*Aim of the task*:
Repeat every line of the listing below exactly, minus the pictures.
◇ ◇ ◇ ◇
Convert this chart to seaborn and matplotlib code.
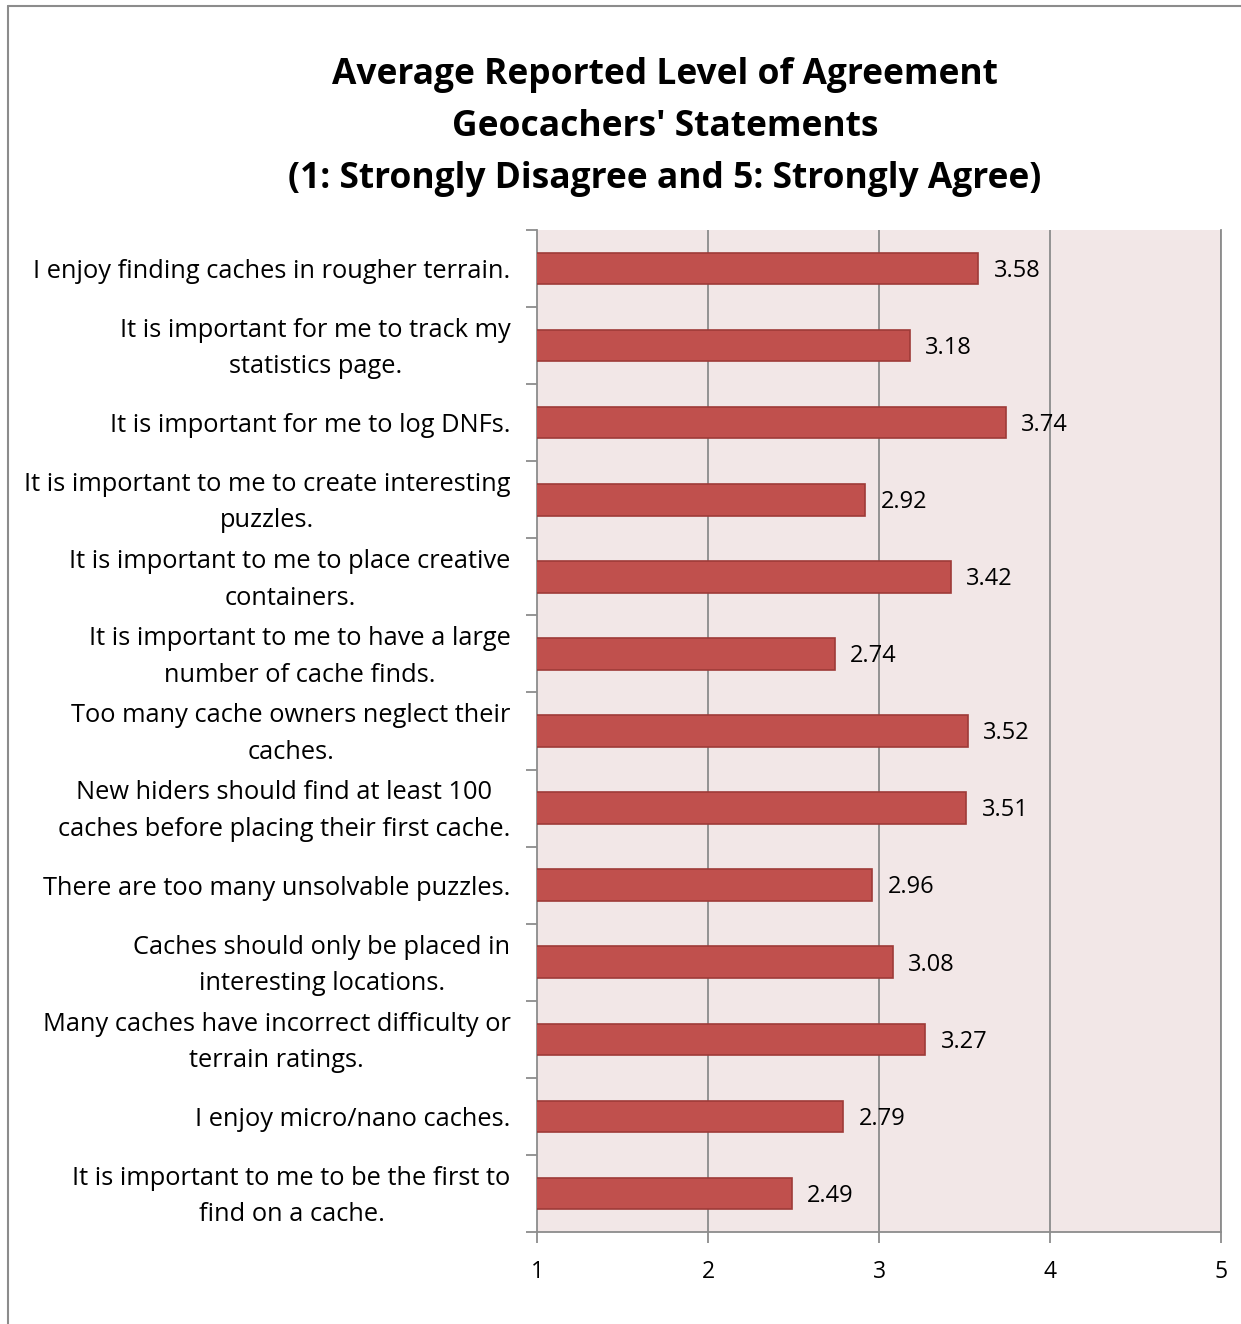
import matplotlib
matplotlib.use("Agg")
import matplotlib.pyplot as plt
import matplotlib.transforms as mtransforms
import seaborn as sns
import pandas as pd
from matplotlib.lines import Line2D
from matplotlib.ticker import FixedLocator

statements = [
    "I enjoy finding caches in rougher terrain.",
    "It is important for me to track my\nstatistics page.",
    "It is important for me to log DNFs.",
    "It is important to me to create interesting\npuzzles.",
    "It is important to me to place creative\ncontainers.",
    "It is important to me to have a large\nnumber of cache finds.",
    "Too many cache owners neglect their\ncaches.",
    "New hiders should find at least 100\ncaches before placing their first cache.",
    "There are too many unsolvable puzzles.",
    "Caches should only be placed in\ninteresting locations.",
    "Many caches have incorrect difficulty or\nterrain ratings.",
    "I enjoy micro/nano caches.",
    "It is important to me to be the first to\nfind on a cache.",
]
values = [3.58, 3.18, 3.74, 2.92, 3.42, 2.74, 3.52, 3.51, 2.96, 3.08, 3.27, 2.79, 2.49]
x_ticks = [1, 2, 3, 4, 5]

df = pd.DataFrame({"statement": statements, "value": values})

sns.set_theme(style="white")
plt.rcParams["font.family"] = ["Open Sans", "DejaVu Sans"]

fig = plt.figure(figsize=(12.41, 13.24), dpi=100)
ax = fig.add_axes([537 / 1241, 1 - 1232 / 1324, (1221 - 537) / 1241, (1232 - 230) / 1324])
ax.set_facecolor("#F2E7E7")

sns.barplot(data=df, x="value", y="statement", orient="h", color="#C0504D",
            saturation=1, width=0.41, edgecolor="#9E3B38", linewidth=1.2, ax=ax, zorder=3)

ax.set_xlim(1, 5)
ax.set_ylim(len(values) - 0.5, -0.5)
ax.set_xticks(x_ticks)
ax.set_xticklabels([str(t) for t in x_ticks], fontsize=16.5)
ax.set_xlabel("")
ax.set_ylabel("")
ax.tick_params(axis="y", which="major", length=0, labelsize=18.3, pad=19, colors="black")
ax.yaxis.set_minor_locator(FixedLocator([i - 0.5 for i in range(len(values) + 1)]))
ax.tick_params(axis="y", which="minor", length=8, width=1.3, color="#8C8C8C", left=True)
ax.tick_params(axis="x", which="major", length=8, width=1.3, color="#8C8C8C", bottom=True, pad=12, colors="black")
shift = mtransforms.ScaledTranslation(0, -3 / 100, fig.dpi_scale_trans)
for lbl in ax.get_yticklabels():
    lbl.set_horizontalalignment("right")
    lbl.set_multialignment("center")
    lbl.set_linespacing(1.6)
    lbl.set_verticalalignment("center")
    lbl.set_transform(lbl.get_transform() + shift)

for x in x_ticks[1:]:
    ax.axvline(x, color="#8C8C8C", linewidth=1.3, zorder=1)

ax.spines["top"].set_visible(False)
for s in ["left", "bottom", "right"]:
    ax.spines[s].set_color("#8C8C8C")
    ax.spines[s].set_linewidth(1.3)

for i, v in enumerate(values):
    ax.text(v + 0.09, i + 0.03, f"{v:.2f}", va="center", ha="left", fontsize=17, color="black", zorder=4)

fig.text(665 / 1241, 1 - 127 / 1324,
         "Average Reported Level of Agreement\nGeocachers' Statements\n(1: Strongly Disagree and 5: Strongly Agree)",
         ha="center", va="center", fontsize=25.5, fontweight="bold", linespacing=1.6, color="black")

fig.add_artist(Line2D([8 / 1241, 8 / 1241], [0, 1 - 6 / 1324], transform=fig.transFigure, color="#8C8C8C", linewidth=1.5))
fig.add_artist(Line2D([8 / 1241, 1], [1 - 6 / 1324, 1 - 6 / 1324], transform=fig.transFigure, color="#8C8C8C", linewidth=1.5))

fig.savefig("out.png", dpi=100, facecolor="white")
◇ ◇ ◇ ◇
*Task result*:
Convert this chart to seaborn and matplotlib code.
import matplotlib
matplotlib.use("Agg")
import matplotlib.pyplot as plt
import matplotlib.transforms as mtransforms
import seaborn as sns
import pandas as pd
from matplotlib.lines import Line2D
from matplotlib.ticker import FixedLocator

statements = [
    "I enjoy finding caches in rougher terrain.",
    "It is important for me to track my\nstatistics page.",
    "It is important for me to log DNFs.",
    "It is important to me to create interesting\npuzzles.",
    "It is important to me to place creative\ncontainers.",
    "It is important to me to have a large\nnumber of cache finds.",
    "Too many cache owners neglect their\ncaches.",
    "New hiders should find at least 100\ncaches before placing their first cache.",
    "There are too many unsolvable puzzles.",
    "Caches should only be placed in\ninteresting locations.",
    "Many caches have incorrect difficulty or\nterrain ratings.",
    "I enjoy micro/nano caches.",
    "It is important to me to be the first to\nfind on a cache.",
]
values = [3.58, 3.18, 3.74, 2.92, 3.42, 2.74, 3.52, 3.51, 2.96, 3.08, 3.27, 2.79, 2.49]
x_ticks = [1, 2, 3, 4, 5]

df = pd.DataFrame({"statement": statements, "value": values})

sns.set_theme(style="white")
plt.rcParams["font.family"] = ["Open Sans", "DejaVu Sans"]

fig = plt.figure(figsize=(12.41, 13.24), dpi=100)
ax = fig.add_axes([537 / 1241, 1 - 1232 / 1324, (1221 - 537) / 1241, (1232 - 230) / 1324])
ax.set_facecolor("#F2E7E7")

sns.barplot(data=df, x="value", y="statement", orient="h", color="#C0504D",
            saturation=1, width=0.41, edgecolor="#9E3B38", linewidth=1.2, ax=ax, zorder=3)

ax.set_xlim(1, 5)
ax.set_ylim(len(values) - 0.5, -0.5)
ax.set_xticks(x_ticks)
ax.set_xticklabels([str(t) for t in x_ticks], fontsize=16.5)
ax.set_xlabel("")
ax.set_ylabel("")
ax.tick_params(axis="y", which="major", length=0, labelsize=18.3, pad=19, colors="black")
ax.yaxis.set_minor_locator(FixedLocator([i - 0.5 for i in range(len(values) + 1)]))
ax.tick_params(axis="y", which="minor", length=8, width=1.3, color="#8C8C8C", left=True)
ax.tick_params(axis="x", which="major", length=8, width=1.3, color="#8C8C8C", bottom=True, pad=12, colors="black")
shift = mtransforms.ScaledTranslation(0, -3 / 100, fig.dpi_scale_trans)
for lbl in ax.get_yticklabels():
    lbl.set_horizontalalignment("right")
    lbl.set_multialignment("center")
    lbl.set_linespacing(1.6)
    lbl.set_verticalalignment("center")
    lbl.set_transform(lbl.get_transform() + shift)

for x in x_ticks[1:]:
    ax.axvline(x, color="#8C8C8C", linewidth=1.3, zorder=1)

ax.spines["top"].set_visible(False)
for s in ["left", "bottom", "right"]:
    ax.spines[s].set_color("#8C8C8C")
    ax.spines[s].set_linewidth(1.3)

for i, v in enumerate(values):
    ax.text(v + 0.09, i + 0.03, f"{v:.2f}", va="center", ha="left", fontsize=17, color="black", zorder=4)

fig.text(665 / 1241, 1 - 127 / 1324,
         "Average Reported Level of Agreement\nGeocachers' Statements\n(1: Strongly Disagree and 5: Strongly Agree)",
         ha="center", va="center", fontsize=25.5, fontweight="bold", linespacing=1.6, color="black")

fig.add_artist(Line2D([8 / 1241, 8 / 1241], [0, 1 - 6 / 1324], transform=fig.transFigure, color="#8C8C8C", linewidth=1.5))
fig.add_artist(Line2D([8 / 1241, 1], [1 - 6 / 1324, 1 - 6 / 1324], transform=fig.transFigure, color="#8C8C8C", linewidth=1.5))

fig.savefig("out.png", dpi=100, facecolor="white")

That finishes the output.